_CHALLENGE_
Give all the lines below again, exactly, with no pictures.

_INFORMATION SUPPLIED_

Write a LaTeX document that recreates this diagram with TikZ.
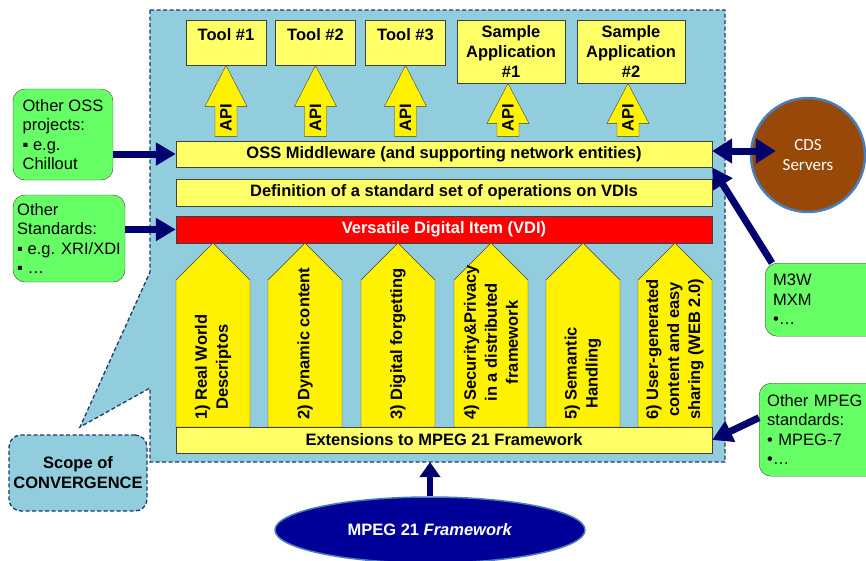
\documentclass[tikz,border=0pt]{standalone}
\usepackage{fontspec}
\setmainfont{Liberation Sans}
\newfontfamily\cdsfont{Carlito}
\usetikzlibrary{arrows.meta,shapes.geometric}
\definecolor{scopeblue}{RGB}{146,205,221}
\definecolor{scopeline}{RGB}{31,56,110}
\definecolor{paleyellow}{RGB}{255,255,102}
\definecolor{notegreen}{RGB}{102,255,102}
\definecolor{linkblue}{RGB}{0,0,110}
\definecolor{cdsbrown}{RGB}{152,72,7}
\definecolor{cdsrim}{RGB}{74,126,187}
\definecolor{mpegblue}{RGB}{0,0,153}
\definecolor{rim}{RGB}{64,64,64}

\begin{document}
\begin{tikzpicture}[x=1pt,y=-1pt,
  font=\fontsize{16.5}{19.5}\selectfont,
  dashedge/.style={draw=scopeline,line width=1.3pt,dash pattern=on 4pt off 2.5pt},
  box/.style={draw=rim,fill=paleyellow,inner sep=0pt,align=center,font=\fontsize{16.5}{20}\selectfont\bfseries},
  tool/.style={box,anchor=north,minimum width=80,text height=20,text depth=25},
  sample/.style={box,anchor=north,minimum width=108,minimum height=63},
  bar/.style={box,minimum width=536,minimum height=26.5},
  api/.style={draw=rim,fill=yellow},
  apitext/.style={rotate=90,inner sep=0pt,font=\fontsize{16.5}{20}\selectfont\bfseries},
  pillar/.style={draw=rim,fill=yellow},
  pillartext/.style={rotate=90,anchor=west,align=center,inner sep=0pt,font=\fontsize{16.5}{21}\selectfont\bfseries},
  note/.style={draw=rim,fill=notegreen,rounded corners=12,align=left,inner sep=0pt},
  link/.style={draw=linkblue,line width=7pt,-{Triangle[length=20pt,width=22pt]}}]
	\useasboundingbox (0,0) rectangle (866,560);
	\draw[dashedge,fill=scopeblue] (150,10) -- (725,10) -- (725,462) -- (150,462) -- (150,388) -- (80,427) -- (150,272) -- cycle;
	\coordinate (scopebottom) at (430,462);
	\node[dashedge,fill=scopeblue,rounded corners=12,minimum width=138,minimum height=76,align=center,font=\fontsize{16.5}{20}\selectfont\bfseries] (conv) at (78,473) {Scope of\\CONVERGENCE};

	\node[tool] (t1) at (226,20) {Tool \#1};
	\node[tool] (t2) at (315.5,20) {Tool \#2};
	\node[tool] (t3) at (405.5,20) {Tool \#3};
	\node[sample] (sa1) at (511,20) {Sample\\Application\\\#1};
	\node[sample] (sa2) at (631,20) {Sample\\Application\\\#2};

	\draw[api] (t1.south) -- ++(21,41) -- ++(-10,0) -- ++(0,30) -- ++(-22,0) -- ++(0,-30) -- ++(-10,0) -- cycle;
	\draw[api] (t2.south) -- ++(21,41) -- ++(-10,0) -- ++(0,30) -- ++(-22,0) -- ++(0,-30) -- ++(-10,0) -- cycle;
	\draw[api] (t3.south) -- ++(21,41) -- ++(-10,0) -- ++(0,30) -- ++(-22,0) -- ++(0,-30) -- ++(-10,0) -- cycle;
	\draw[api] ([xshift=-3pt]sa1.south) -- ++(21,40) -- ++(-10,0) -- ++(0,13) -- ++(-22,0) -- ++(0,-13) -- ++(-10,0) -- cycle;
	\draw[api] ([xshift=-3pt]sa2.south) -- ++(21,40) -- ++(-10,0) -- ++(0,13) -- ++(-22,0) -- ++(0,-13) -- ++(-10,0) -- cycle;
	\node[apitext] (api1) at (226,118) {API};
	\node[apitext] (api2) at (315.5,118) {API};
	\node[apitext] (api3) at (405.5,118) {API};
	\node[apitext] (api4) at (508,118) {API};
	\node[apitext] (api5) at (628,118) {API};

	\node[bar] (mw) at (444,154) {OSS Middleware (and supporting network entities)};
	\node[bar] (def) at (444,192.5) {Definition of a standard set of operations on VDIs};
	\node[bar,fill=red,text=white] (vdi) at (444,229.5) {Versatile Digital Item (VDI)};

	\draw[pillar] (176,427) -- (176,280) -- (213,243) -- (250,280) -- (250,427) -- cycle;
	\draw[pillar] (268,427) -- (268,280) -- (305,243) -- (342,280) -- (342,427) -- cycle;
	\draw[pillar] (361,427) -- (361,280) -- (398,243) -- (435,280) -- (435,427) -- cycle;
	\draw[pillar] (454,427) -- (454,280) -- (491,243) -- (528,280) -- (528,427) -- cycle;
	\draw[pillar] (546,427) -- (546,280) -- (583,243) -- (620,280) -- (620,427) -- cycle;
	\draw[pillar] (638,427) -- (638,280) -- (675,243) -- (712,280) -- (712,427) -- cycle;
	\node[pillartext] (p1) at (213,420) {1) Real World\\Descriptos};
	\node[pillartext] (p2) at (305,420) {2) Dynamic content};
	\node[pillartext] (p3) at (398,420) {3) Digital forgetting};
	\node[pillartext] (p4) at (491,420) {4) Security\&Privacy\\in a distributed\\framework};
	\node[pillartext] (p5) at (583,420) {5) Semantic\\Handling};
	\node[pillartext] (p6) at (675,420) {6) User-generated\\content and easy\\sharing (WEB 2.0)};
	\node[bar] (ext) at (444,440) {Extensions to MPEG 21 Framework};

	\node[note,minimum width=100,minimum height=91] (oss) at (63,134.5) {Other OSS\\projects:\\▪ e.g.\\Chillout};
	\node[note,minimum width=112,minimum height=87] (std) at (69,238.5) {Other\\Standards:\\▪ e.g. XRI/XDI\\▪ …};
	\node[note,anchor=north west,text width=100,inner xsep=8,minimum height=73] (m3w) at (765,263) {M3W\\MXM\\•…};
	\node[note,anchor=north west,text width=105,inner xsep=8,minimum height=93] (mpeg) at (759,383) {Other MPEG\\standards:\\• MPEG-7\\•…};
	\node[circle,fill=cdsbrown,draw=cdsrim,line width=2.5pt,minimum size=114,inner sep=0pt,align=center,text=white,font=\cdsfont\fontsize{17}{20}\selectfont] (cds) at (808,155) {CDS\\Servers};
	\node[ellipse,fill=mpegblue,draw=cdsrim,line width=1.5pt,minimum width=310,minimum height=66,inner sep=0pt,text=white,font=\fontsize{16.5}{20}\selectfont\bfseries] (mpeg21) at (430,530) {MPEG 21 \textit{Framework}};

	\draw[link] (oss.east |- mw.west) -- (mw.west);
	\draw[link] (std.east |- vdi.west) -- (vdi.west);
	\draw[link,{Triangle[length=20pt,width=24pt]}-{Triangle[length=20pt,width=24pt]}] ([yshift=3pt]mw.east) -- ([xshift=26pt,yshift=4pt]cds.west);
	\draw[link] ([xshift=7pt]m3w.north west) -- (mw.south east);
	\draw[link] ([yshift=12pt]mpeg.west) -- (ext.east);
	\draw[link,line width=6pt,-{Triangle[length=15pt,width=20pt]}] (mpeg21.north) -- (scopebottom);
\end{tikzpicture}
\end{document}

_THE RESULT_
Write a LaTeX document that recreates this diagram with TikZ.
\documentclass[tikz,border=0pt]{standalone}
\usepackage{fontspec}
\setmainfont{Liberation Sans}
\newfontfamily\cdsfont{Carlito}
\usetikzlibrary{arrows.meta,shapes.geometric}
\definecolor{scopeblue}{RGB}{146,205,221}
\definecolor{scopeline}{RGB}{31,56,110}
\definecolor{paleyellow}{RGB}{255,255,102}
\definecolor{notegreen}{RGB}{102,255,102}
\definecolor{linkblue}{RGB}{0,0,110}
\definecolor{cdsbrown}{RGB}{152,72,7}
\definecolor{cdsrim}{RGB}{74,126,187}
\definecolor{mpegblue}{RGB}{0,0,153}
\definecolor{rim}{RGB}{64,64,64}

\begin{document}
\begin{tikzpicture}[x=1pt,y=-1pt,
  font=\fontsize{16.5}{19.5}\selectfont,
  dashedge/.style={draw=scopeline,line width=1.3pt,dash pattern=on 4pt off 2.5pt},
  box/.style={draw=rim,fill=paleyellow,inner sep=0pt,align=center,font=\fontsize{16.5}{20}\selectfont\bfseries},
  tool/.style={box,anchor=north,minimum width=80,text height=20,text depth=25},
  sample/.style={box,anchor=north,minimum width=108,minimum height=63},
  bar/.style={box,minimum width=536,minimum height=26.5},
  api/.style={draw=rim,fill=yellow},
  apitext/.style={rotate=90,inner sep=0pt,font=\fontsize{16.5}{20}\selectfont\bfseries},
  pillar/.style={draw=rim,fill=yellow},
  pillartext/.style={rotate=90,anchor=west,align=center,inner sep=0pt,font=\fontsize{16.5}{21}\selectfont\bfseries},
  note/.style={draw=rim,fill=notegreen,rounded corners=12,align=left,inner sep=0pt},
  link/.style={draw=linkblue,line width=7pt,-{Triangle[length=20pt,width=22pt]}}]
	\useasboundingbox (0,0) rectangle (866,560);
	\draw[dashedge,fill=scopeblue] (150,10) -- (725,10) -- (725,462) -- (150,462) -- (150,388) -- (80,427) -- (150,272) -- cycle;
	\coordinate (scopebottom) at (430,462);
	\node[dashedge,fill=scopeblue,rounded corners=12,minimum width=138,minimum height=76,align=center,font=\fontsize{16.5}{20}\selectfont\bfseries] (conv) at (78,473) {Scope of\\CONVERGENCE};

	\node[tool] (t1) at (226,20) {Tool \#1};
	\node[tool] (t2) at (315.5,20) {Tool \#2};
	\node[tool] (t3) at (405.5,20) {Tool \#3};
	\node[sample] (sa1) at (511,20) {Sample\\Application\\\#1};
	\node[sample] (sa2) at (631,20) {Sample\\Application\\\#2};

	\draw[api] (t1.south) -- ++(21,41) -- ++(-10,0) -- ++(0,30) -- ++(-22,0) -- ++(0,-30) -- ++(-10,0) -- cycle;
	\draw[api] (t2.south) -- ++(21,41) -- ++(-10,0) -- ++(0,30) -- ++(-22,0) -- ++(0,-30) -- ++(-10,0) -- cycle;
	\draw[api] (t3.south) -- ++(21,41) -- ++(-10,0) -- ++(0,30) -- ++(-22,0) -- ++(0,-30) -- ++(-10,0) -- cycle;
	\draw[api] ([xshift=-3pt]sa1.south) -- ++(21,40) -- ++(-10,0) -- ++(0,13) -- ++(-22,0) -- ++(0,-13) -- ++(-10,0) -- cycle;
	\draw[api] ([xshift=-3pt]sa2.south) -- ++(21,40) -- ++(-10,0) -- ++(0,13) -- ++(-22,0) -- ++(0,-13) -- ++(-10,0) -- cycle;
	\node[apitext] (api1) at (226,118) {API};
	\node[apitext] (api2) at (315.5,118) {API};
	\node[apitext] (api3) at (405.5,118) {API};
	\node[apitext] (api4) at (508,118) {API};
	\node[apitext] (api5) at (628,118) {API};

	\node[bar] (mw) at (444,154) {OSS Middleware (and supporting network entities)};
	\node[bar] (def) at (444,192.5) {Definition of a standard set of operations on VDIs};
	\node[bar,fill=red,text=white] (vdi) at (444,229.5) {Versatile Digital Item (VDI)};

	\draw[pillar] (176,427) -- (176,280) -- (213,243) -- (250,280) -- (250,427) -- cycle;
	\draw[pillar] (268,427) -- (268,280) -- (305,243) -- (342,280) -- (342,427) -- cycle;
	\draw[pillar] (361,427) -- (361,280) -- (398,243) -- (435,280) -- (435,427) -- cycle;
	\draw[pillar] (454,427) -- (454,280) -- (491,243) -- (528,280) -- (528,427) -- cycle;
	\draw[pillar] (546,427) -- (546,280) -- (583,243) -- (620,280) -- (620,427) -- cycle;
	\draw[pillar] (638,427) -- (638,280) -- (675,243) -- (712,280) -- (712,427) -- cycle;
	\node[pillartext] (p1) at (213,420) {1) Real World\\Descriptos};
	\node[pillartext] (p2) at (305,420) {2) Dynamic content};
	\node[pillartext] (p3) at (398,420) {3) Digital forgetting};
	\node[pillartext] (p4) at (491,420) {4) Security\&Privacy\\in a distributed\\framework};
	\node[pillartext] (p5) at (583,420) {5) Semantic\\Handling};
	\node[pillartext] (p6) at (675,420) {6) User-generated\\content and easy\\sharing (WEB 2.0)};
	\node[bar] (ext) at (444,440) {Extensions to MPEG 21 Framework};

	\node[note,minimum width=100,minimum height=91] (oss) at (63,134.5) {Other OSS\\projects:\\▪ e.g.\\Chillout};
	\node[note,minimum width=112,minimum height=87] (std) at (69,238.5) {Other\\Standards:\\▪ e.g. XRI/XDI\\▪ …};
	\node[note,anchor=north west,text width=100,inner xsep=8,minimum height=73] (m3w) at (765,263) {M3W\\MXM\\•…};
	\node[note,anchor=north west,text width=105,inner xsep=8,minimum height=93] (mpeg) at (759,383) {Other MPEG\\standards:\\• MPEG-7\\•…};
	\node[circle,fill=cdsbrown,draw=cdsrim,line width=2.5pt,minimum size=114,inner sep=0pt,align=center,text=white,font=\cdsfont\fontsize{17}{20}\selectfont] (cds) at (808,155) {CDS\\Servers};
	\node[ellipse,fill=mpegblue,draw=cdsrim,line width=1.5pt,minimum width=310,minimum height=66,inner sep=0pt,text=white,font=\fontsize{16.5}{20}\selectfont\bfseries] (mpeg21) at (430,530) {MPEG 21 \textit{Framework}};

	\draw[link] (oss.east |- mw.west) -- (mw.west);
	\draw[link] (std.east |- vdi.west) -- (vdi.west);
	\draw[link,{Triangle[length=20pt,width=24pt]}-{Triangle[length=20pt,width=24pt]}] ([yshift=3pt]mw.east) -- ([xshift=26pt,yshift=4pt]cds.west);
	\draw[link] ([xshift=7pt]m3w.north west) -- (mw.south east);
	\draw[link] ([yshift=12pt]mpeg.west) -- (ext.east);
	\draw[link,line width=6pt,-{Triangle[length=15pt,width=20pt]}] (mpeg21.north) -- (scopebottom);
\end{tikzpicture}
\end{document}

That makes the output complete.